2) Adanya perbedaan dalam menentukan masa manfaat/ umur ekonomis Aktiva tetap. Dalam ketentuan pajak pengelompokan aktiva tetap telah ditetapkan secara “seragam” berdasarkan keputusan Menteri Keuangan. Tidak menutup kemungkinan kelompok aktiva tetap tersebut tidak sama dengan masa manfaat yang sebenarnya/berdasarkan keputusan manajemen.
3) Perbedaan dalam Metode penghitungan persediaan. Dalam ketentuan pajak hanya diijinkan untuk menghitung persediaan dengan metode rata-rata dan metode FIFO.
4) Adanya beban/biaya2 yang berdasarkan keputusan manajemen dan standart akuntansi keuangan dapat diperhitungkan sebagai pengurang penghasilan, namun secara fiscal tidak dapat diperhitungkan atau hanya dapat diperhitungkan dengan syarat-syarat tertentu.
5) Adanya penghasilan yang telah dikenakan PPh tersendiri (PPh Final) dan biaya yang dikeluarkan untuk memperoleh penghasilan tsb. Dalam akuntansi penghasilan dan biaya tersebut merupakan komponen penghasilan dan biaya yang tidak terpisah dalam laporan keuangan tersendiri.
6) Adanya Penghasilan yang bukan merupakan Obyek PPh.

C. Perhitungan Pajak terutang

Tarif PPh Untuk WP Badan Dalam Negeri dan BUT

Lapisan Penghasilan Kena Pajak Tarif Pajak
sampai dengan Rp 50.000.000,00 (lima puluh juta rupiah) 10% (sepuluh persen)
di atas Rp 50.000.000,00 (lima puluh juta rupiah) s.d. Rp 100.000.000,00 (seratus juta rupiah) 15% (lima belas persen)
di atas Rp 100.000.000,00 (seratus juta rupiah) 30% (tiga puluh persen)

PPh Terutang dihitung dengan mengalikan tariff yang berlaku tersebut (Tarif Pasal 17) dengan Penghasilan Kena Pajak.
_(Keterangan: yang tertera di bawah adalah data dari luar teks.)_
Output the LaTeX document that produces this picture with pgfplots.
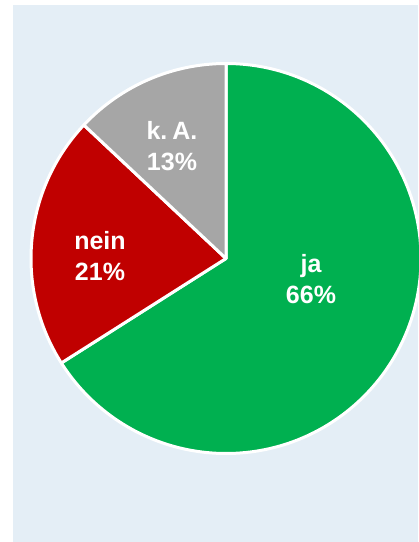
\documentclass[border=0pt]{standalone}
\usepackage{pgfplots}
\usepackage{pgfplotstable}
\pgfplotsset{compat=1.18}
\usepackage{fontspec}
\setmainfont{Liberation Sans}

\definecolor{bgblue}{HTML}{E4EEF6}
\definecolor{jagreen}{HTML}{00B050}
\definecolor{neinred}{HTML}{C00000}
\definecolor{kagray}{HTML}{A6A6A6}

% shares in percent, clockwise from 12 o'clock
\pgfplotstableread{
label value
ja    66
nein  21
kA    13
}\piedata

\begin{document}
\begin{tikzpicture}
\pgfplotstablegetelem{0}{value}\of\piedata \pgfmathsetmacro\vja{\pgfplotsretval}
\pgfplotstablegetelem{1}{value}\of\piedata \pgfmathsetmacro\vnein{\pgfplotsretval}
\pgfplotstablegetelem{2}{value}\of\piedata \pgfmathsetmacro\vka{\pgfplotsretval}
\pgfmathsetmacro\aS{90}
\pgfmathsetmacro\aJa{\aS-3.6*\vja}
\pgfmathsetmacro\aNein{\aJa-3.6*\vnein}
\pgfmathsetmacro\aKa{\aNein-3.6*\vka}
\begin{axis}[
    hide axis,
    scale only axis,
    x=1pt, y=1pt,
    xmin=0, xmax=419,
    ymin=0, ymax=542,
]
\path (0,0) rectangle (419,542);
\fill[bgblue] (13,0) rectangle (418,537);
\begin{scope}[draw=white, line width=3pt, line join=round]
\filldraw[fill=jagreen] (226,283.5) -- ++(\aS:195pt)
    arc[start angle=\aS, end angle=\aJa, radius=195pt] -- cycle;
\filldraw[fill=neinred] (226,283.5) -- ++(\aJa:195pt)
    arc[start angle=\aJa, end angle=\aNein, radius=195pt] -- cycle;
\filldraw[fill=kagray] (226,283.5) -- ++(\aNein:195pt)
    arc[start angle=\aNein, end angle=\aKa, radius=195pt] -- cycle;
\end{scope}
\begin{scope}[every node/.style={text=white, align=center,
    font=\fontsize{25}{31}\selectfont\bfseries}]
\node at (311,263) {ja\\66\%};
\node at (100,286) {nein\\21\%};
\node at (172,396) {k.\hspace{0.2em}A.\\13\%};
\end{scope}
\end{axis}
\end{tikzpicture}
\end{document}
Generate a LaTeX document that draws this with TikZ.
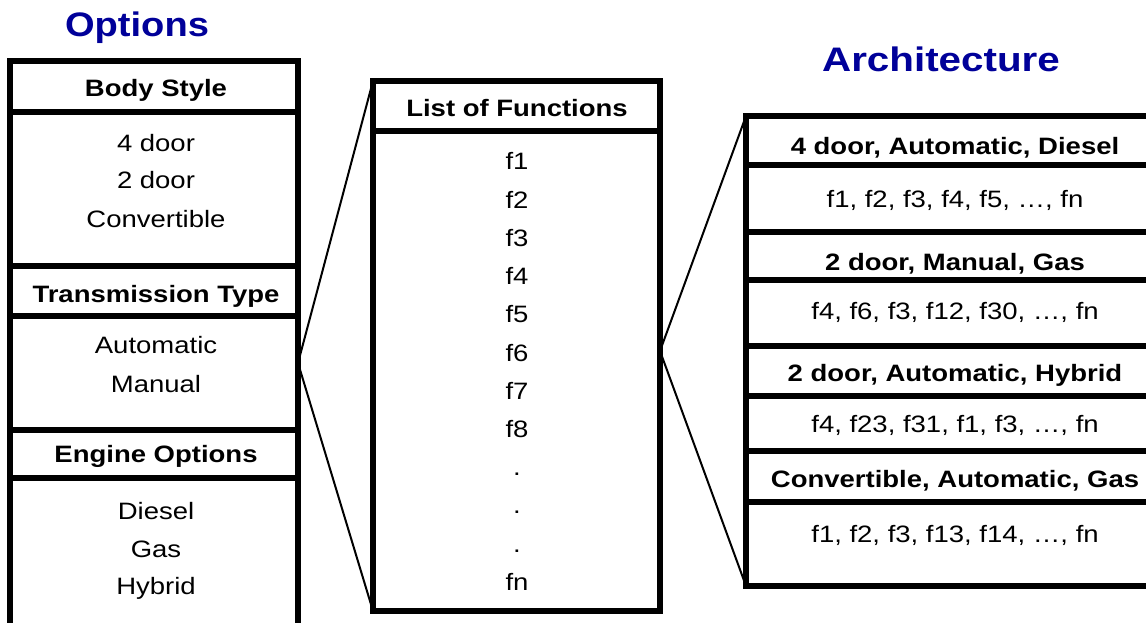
\documentclass[tikz,border=0pt]{standalone}
\usepackage{fontspec}
\setmainfont{Liberation Sans}
\usetikzlibrary{positioning}
\definecolor{titleBlue}{RGB}{0,0,153}
\newcommand{\boxLine}{5.5pt}
\newcommand{\linkLine}{2pt}
\newcommand{\itemSize}{\fontsize{23.7}{28}\selectfont}
\newcommand{\titleSize}{\fontsize{34}{40}\selectfont}
\newcommand{\textStretch}{1.16}

\tikzset{
  boxframe/.style={draw, line width=\boxLine, inner sep=0pt, outer sep=0pt},
  boxrule/.style={line width=\boxLine},
  linkline/.style={line width=\linkLine},
  headtext/.style={anchor=base, inner sep=0pt, font=\itemSize\bfseries, xscale=\textStretch},
  itemtext/.style={anchor=base, inner sep=0pt, font=\itemSize, xscale=\textStretch},
  titletext/.style={anchor=base, inner sep=0pt, font=\titleSize\bfseries, text=titleBlue, xscale=1.12}
}

\begin{document}
\begin{tikzpicture}[x=1pt, y=-1pt]
\useasboundingbox (0,0) rectangle (1146,623);

% frames
\node[boxframe, anchor=north west, minimum width=288pt, minimum height=565pt] (optbox) at (10,61) {};
\node[boxframe, anchor=north west, minimum width=287pt, minimum height=530pt] (funcbox) at (373,81) {};
\node[boxframe, anchor=north west, minimum width=418pt, minimum height=470pt] (archbox) at (746,116) {};

\foreach \y in {112,266,316,430,478}
   \draw[boxrule] (optbox.west |- 0,\y) -- (optbox.east |- 0,\y);
\draw[boxrule] (funcbox.west |- 0,131) -- (funcbox.east |- 0,131);
\foreach \y in {165,232,280,346,396,451,502}
   \draw[boxrule] (archbox.west |- 0,\y) -- (archbox.east |- 0,\y);

% zoom lines
\coordinate (optlink) at (optbox.east |- 0,363);
\coordinate (funclink) at (funcbox.east |- 0,351);
\draw[linkline] (funcbox.north west) -- (optlink) -- (funcbox.south west);
\draw[linkline] (archbox.north west) -- (funclink) -- (archbox.south west);

% titles
\node[titletext] (opttitle) at (137,36.5) {Options};
\node[titletext, xscale=1.06] (archtitle) at (941,71.5) {Architecture};

% options
\node[headtext] (bodyhead) at (156,97) {Body Style};
\node[itemtext] (body1) at (156,152) {4 door};
\node[itemtext] (body2) at (156,189) {2 door};
\node[itemtext] (body3) at (156,227) {Convertible};
\node[headtext] (transhead) at (156,302) {Transmission Type};
\node[itemtext] (trans1) at (156,353) {Automatic};
\node[itemtext] (trans2) at (156,392) {Manual};
\node[headtext] (enghead) at (156,462) {Engine Options};
\node[itemtext] (eng1) at (156,519) {Diesel};
\node[itemtext] (eng2) at (156,557) {Gas};
\node[itemtext] (eng3) at (156,594) {Hybrid};

% functions
\node[headtext] (funchead) at (517,117) {List of Functions};
\foreach \fname [count=\i] in {f1,f2,f3,f4,f5,f6,f7,f8,.,.,.,fn}
   \node[itemtext] (func\i) at (517,{170+38.2*(\i-1)}) {\fname};

% architecture
\node[headtext] (archhead1) at (955,155) {4 door, Automatic, Diesel};
\node[itemtext] (archrow1) at (955,207) {f1, f2, f3, f4, f5, …, fn};
\node[headtext] (archhead2) at (955,270) {2 door, Manual, Gas};
\node[itemtext] (archrow2) at (955,319) {f4, f6, f3, f12, f30, …, fn};
\node[headtext] (archhead3) at (955,381) {2 door, Automatic, Hybrid};
\node[itemtext] (archrow3) at (955,432) {f4, f23, f31, f1, f3, …, fn};
\node[headtext] (archhead4) at (955,487) {Convertible, Automatic, Gas};
\node[itemtext] (archrow4) at (955,542) {f1, f2, f3, f13, f14, …, fn};

\end{tikzpicture}
\end{document}
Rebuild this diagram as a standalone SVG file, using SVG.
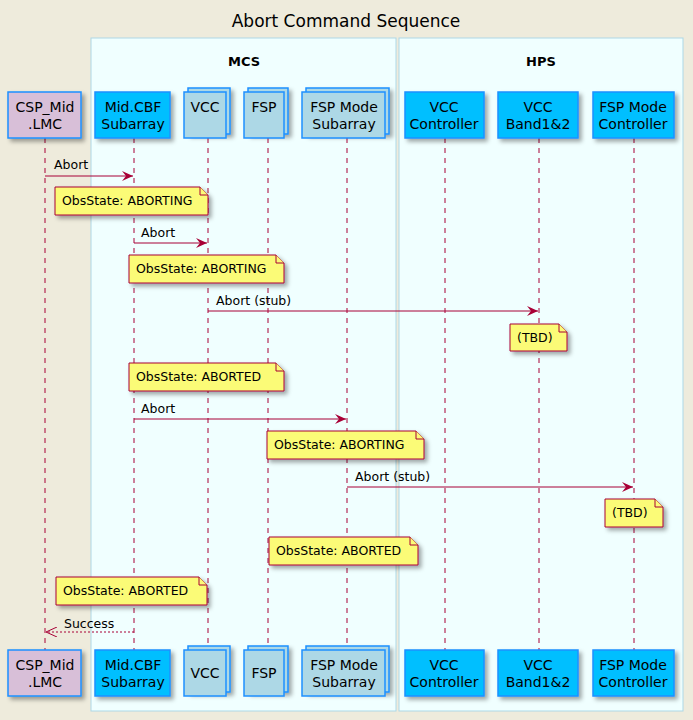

Contoh penghitungan pajak terutang untuk Wajib Pajak badan dalam negeri dan bentuk usaha tetap :
Jumlah Penghasilan Kena Pajak Rp. 250.000.000,00
Pajak Penghasilan terutang :
10% x Rp 50.000.000,00 = Rp. 5.000.000,00
15% x Rp 50.000.000,00 = Rp. 7.500.000,00
30% x Rp 150.000.000,00 = Rp. 45.000.000,00
-------------- (+)
= Rp. 57.500.000,00

Untuk keperluan penerapan tarif pajak sebagaimana dimaksud dalam Pasal 7 ayat (1) UU PPh, jumlah Penghasilan Kena Pajak dibulatkan ke bawah dalam ribuan rupiah penuh.

Contoh :
Penghasilan Kena Pajak sebesar Rp 5.050.900,00 untuk penerapan tarif dibulatkan ke bawah menjadi Rp 5.050.000,00.